January 31, 2022

Corruption as a culture as well as a crime

From our overstocked archives

Sam Smith, 2018 -  Corruption is not just a crime, it is a culture. And, by its nature, it can have different effects. I have become convinced, for example, that contemporary corrupt culture is, in no small part, the direct effect of the culture of television, in that corruption used to be a feudal system in which communities were served even as they were being scammed. With the major force in politics becoming one's televised public image, and with advertising replacing community familiarity, you have candidates come to the fore like Trump (and Bill Clinton) whose real record and real past disappears in a media-supported fictional image.
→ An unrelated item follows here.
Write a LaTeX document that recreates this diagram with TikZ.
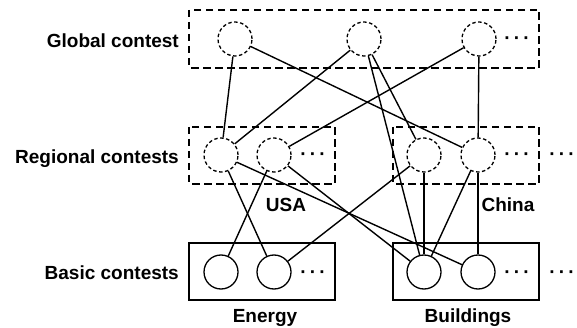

Among the people who could change this are those in the national media. But over my lifetime the cultural  role of this media has  drastically changed. When I started, over half the reporters in the country had only a high school education. As I wrote over a decade ago:

“Even in sophisticated Washington, I kept quiet about my Harvard degree as I learned the trade. Then the trade stopped being a trade as not only a college degree but a masters in journalism became increasingly desired. Further, journalists - with the help of things like the Washington Post's new Style section - began joining the power structure by increasingly writing themselves into it.

“Then came yet another transition: the journalist as a professional was replaced by the journalist as corporate employee, another bureaucratic pawn in organizations that increasingly had less to do with journalism.

“By standard interpretations the trend - at least from uneducated tradesman to skilled professional - was a step forward. But there is a problem with this interpretation. First, with each step the journalist moved further socially and psychologically from the reader or viewer. Reporters increasingly viewed their stories from a class perspective alien to many of those they were writing for, a factor that would prove far more important than the ideological biases about which one hears so many complaints.”

Absent a criminal investigation, it became against the rules to undermine the media image of someone as powerful as a Trump or Clinton. In covering the Clinton Arkansas story I thought I was just doing  what a good reporter was meant to do, but I found myself instead banned from CSPAN and from the DC public radio station not because my facts was wrong, but because I was challenging the accepted view of the establishment media. 

This helps to explain why the coverage of Trump was so unrevealing until a special prosecutor came along. You weren't meant to challenge the false media image of the man even with stuff like the record of his bankruptcies, his untruths, and his dubious real estate dealings. He was a TV star and that was enough.

I don't know how we break out of such delusions, only that they extend far beyond Trump. Corruption as a culture is ours as well as his.